4) The payment of alms is obligatory, based on property and certain kinds of income, and is not burdensome. This was a tax of two and one half per cent on the movable wealth of all citizens. The revenue was to help the poor, build mosques, and defray the expenses of government and of war; though war often brought large booty which enriched the poor. Those desiring to visit Mecca but without the means to do so also received aid from the general tax. In later times the alms giving was left to the individual conscience.
5) Moslems were counseled to make the pilgrimage to Mecca as often as they could, which came to mean once in a lifetime. Afterward with the spread of Islam, only a minority could make the trek.
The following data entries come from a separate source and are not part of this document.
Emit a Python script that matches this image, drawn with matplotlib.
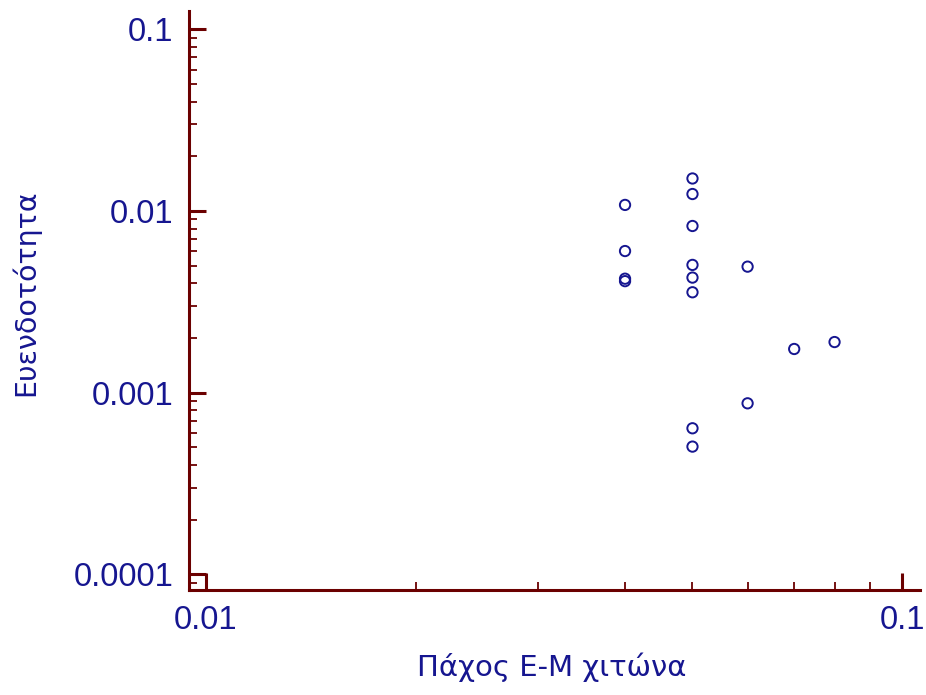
import matplotlib
matplotlib.use("Agg")
import matplotlib.pyplot as plt
from matplotlib.ticker import FixedLocator, FixedFormatter, LogLocator, NullFormatter

# Data (x: Πάχος Ε-Μ χιτώνα, y: Ευενδοτότητα)
x_vals = [0.05, 0.05, 0.04, 0.05, 0.04, 0.05, 0.06, 0.05, 0.04, 0.04,
          0.05, 0.08, 0.07, 0.06, 0.05, 0.05]
y_vals = [0.0151, 0.0124, 0.0108, 0.00827, 0.00602, 0.00505, 0.00494, 0.00430,
          0.00424, 0.00411, 0.00357, 0.00190, 0.00174, 0.000874, 0.000637, 0.000505]

x_ticks = [0.01, 0.1]
x_tick_labels = ["0.01", "0.1"]
y_ticks = [0.0001, 0.001, 0.01, 0.1]
y_tick_labels = ["0.0001", "0.001", "0.01", "0.1"]

x_label = "Πάχος Ε-Μ χιτώνα"
y_label = "Ευενδοτότητα"

axis_color = "#6b0000"
text_color = "#161690"
marker_color = "#161690"

fig = plt.figure(figsize=(9.26, 6.95), dpi=100)
ax = fig.add_axes([189 / 926, 105 / 695, (920 - 189) / 926, (590 - 11) / 695])

ax.scatter(x_vals, y_vals, s=55, facecolors="none", edgecolors=marker_color,
           linewidths=1.4, zorder=3)

ax.set_xscale("log")
ax.set_yscale("log")
ax.set_xlim(10 ** -2.02443, 10 ** -0.97414)
ax.set_ylim(10 ** -4.0859, 10 ** -0.8993)

ax.xaxis.set_major_locator(FixedLocator(x_ticks))
ax.xaxis.set_major_formatter(FixedFormatter(x_tick_labels))
ax.yaxis.set_major_locator(FixedLocator(y_ticks))
ax.yaxis.set_major_formatter(FixedFormatter(y_tick_labels))
ax.xaxis.set_minor_locator(LogLocator(base=10, subs=range(2, 10)))
ax.yaxis.set_minor_locator(LogLocator(base=10, subs=range(2, 10)))
ax.xaxis.set_minor_formatter(NullFormatter())
ax.yaxis.set_minor_formatter(NullFormatter())

for s in ["top", "right"]:
    ax.spines[s].set_visible(False)
for s in ["left", "bottom"]:
    ax.spines[s].set_color(axis_color)
    ax.spines[s].set_linewidth(2.2)
    ax.spines[s].set_capstyle("projecting")

ax.tick_params(which="major", direction="in", length=12.2, width=2.2,
               color=axis_color, labelcolor=text_color, labelsize=23.5, pad=11)
ax.tick_params(which="minor", direction="in", length=5.8, width=1.3,
               color=axis_color)
for lab in ax.get_xticklabels() + ax.get_yticklabels():
    lab.set_family("Liberation Sans")

fig.text(552 / 926, 1 - 667 / 695, x_label, ha="center", va="center",
         fontsize=21, color=text_color, family="DejaVu Sans")
fig.text(26 / 926, 1 - 293 / 695, y_label, ha="center", va="center",
         rotation=90, fontsize=20.5, color=text_color, family="DejaVu Sans")

fig.savefig("out.png", dpi=100)
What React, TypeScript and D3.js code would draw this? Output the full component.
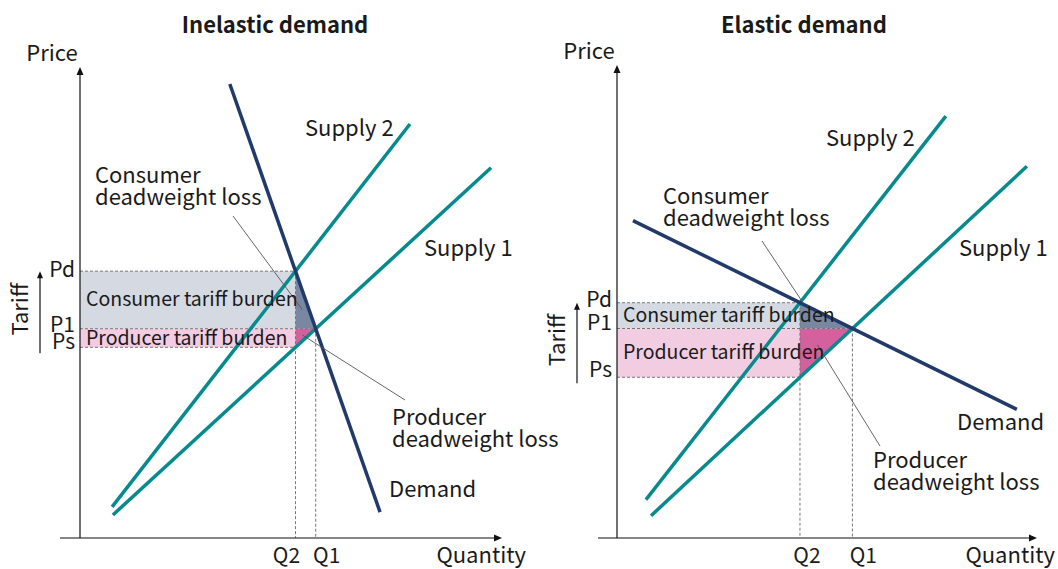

In early days, as many as seven thousand believes might trek across the desert on foot or donkey or mule or lordly camel, marching to Mecca, perhaps thirty miles a day, or fifty miles if the next oasis were that distant. All were caught between the heat of the sun and the fire of the sand; some sickened and were left behind to die and feed the lurking hyenas.
Daily prayers and obedience, cemented by prostration, with a willingness to take up the sword, gave Islam strength to conquer the world. The world of the seventh century was weak and could not stand this new force, as Islam could not withstand the Mongols five centuries later, and for the same reason. Wealth corrupted them and their religion prevented them from finding a legitimate, governing principle-and prevents them today.